MaartenGr commented 1 year ago

You can pass each word individually and then average them or you can join them as a single string and then pass them to the embedding model. To do so, you would have to use the topic_model.embedding_model.embed function.

Amiri-Yossri commented 1 year ago

Thank you, after training BERTopic using a dataset. I want to display words from the test_document that are associated to each topic. I used this command BerTopic_model.get_topic(4) but it displays the words associated to topic 4 from all the corpus of the dataset, but now, I want to display the words from the test_document that are associated to topic 4

MaartenGr commented 1 year ago

You can use .approximate_distribution for that. It shows which words are related to which topics in a document.

Amiri-Yossri commented 1 year ago

Thank you, but it didn't work well because it returns a matrix and I want it to output words in test_document related to each topic.

MaartenGr commented 1 year ago

The matrix that it gives you back is a token-topic matrix, which essentially describes how well a certain word in test_document is related to each topic. It is then up to you to extract which word in test_document is best related to each topic by taking the maximum value and index.

Amiri-Yossri commented 1 year ago

The problem is that I applied countvectorizer to remove stopwords and add bigrams so is there a command that enables me to return tokens from my test-document, so that when i output the topic token matrix it will be easy to extract which words in test_document are best related to each topic by taking the maximum values and indexes.

MaartenGr commented 1 year ago

If you used a CountVectorizer model that used an n-gram range that includes unigrams, then you could still run .approximate_distribution and only extract the unigram tokens instead of the bigram tokens.

is there a command that enables me to return tokens from my test-document, so that when i output the topic token matrix it will be easy to extract which words in test_document are best related to each topic by taking the maximum values and indexes.

Well, that is exactly what .approximate_distribution does.
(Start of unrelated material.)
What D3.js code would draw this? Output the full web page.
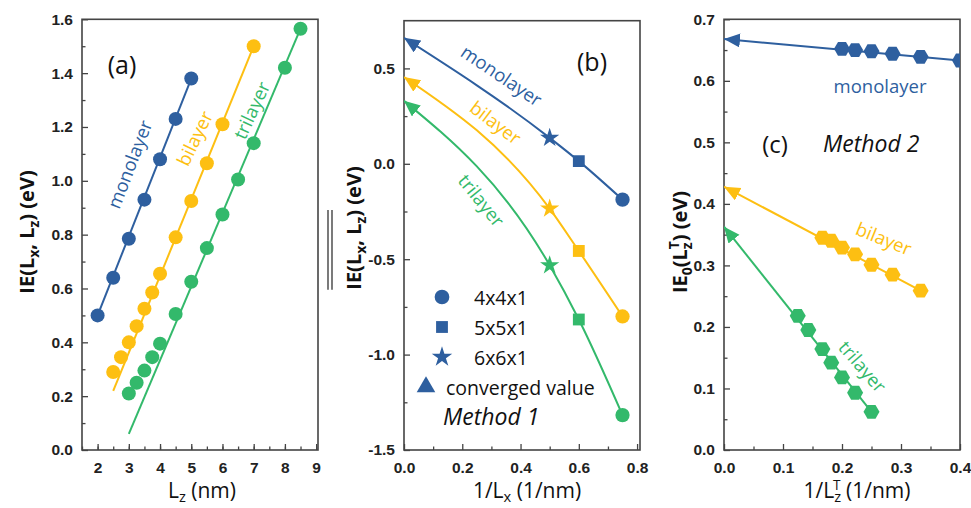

It returns the tokens from your test-document and shows which topics are best related to those tokens.

Have you tried the following?

# Calculate the topic distributions on a token-level
topic_distr, topic_token_distr = topic_model.approximate_distribution(docs, calculate_tokens=True)

# Visualize the token-level distributions
df = topic_model.visualize_approximate_distribution(docs[0], topic_token_distr[0])
df
Amiri-Yossri commented 1 year ago

Yes I tried this topic_distr, topic_token_distr = model2.approximate_distribution(article1, calculate_tokens=True), then I used this command: topic_token_distr[0].shape that returned (359, 100) which means that I have 359 tokens and 100 topics. Then I used this code: l1=[] for i in range(topic_token_distr[0].shape[0]): for j in range(topic_token_distr[0].shape[1]): if topic_token_distr[0][i][j] != 0: l1.append((topic_token_distr[0][i][j], i, j)) l1 that returns a list of tuples, each tuple is composed of 3 elements, indicating the probability>0 of a token in raw i belonging to a topic in column j. But now i want to get these tokens, how can I do that?

MaartenGr commented 1 year ago

Have you tried accessing the df that I showed before? It contains the probabilities that a token belongs to a specific topic, as well as the tokens in the document.

MaartenGr commented 1 year ago

Closing this due to inactivity. Let me know if I need to re-open the issue!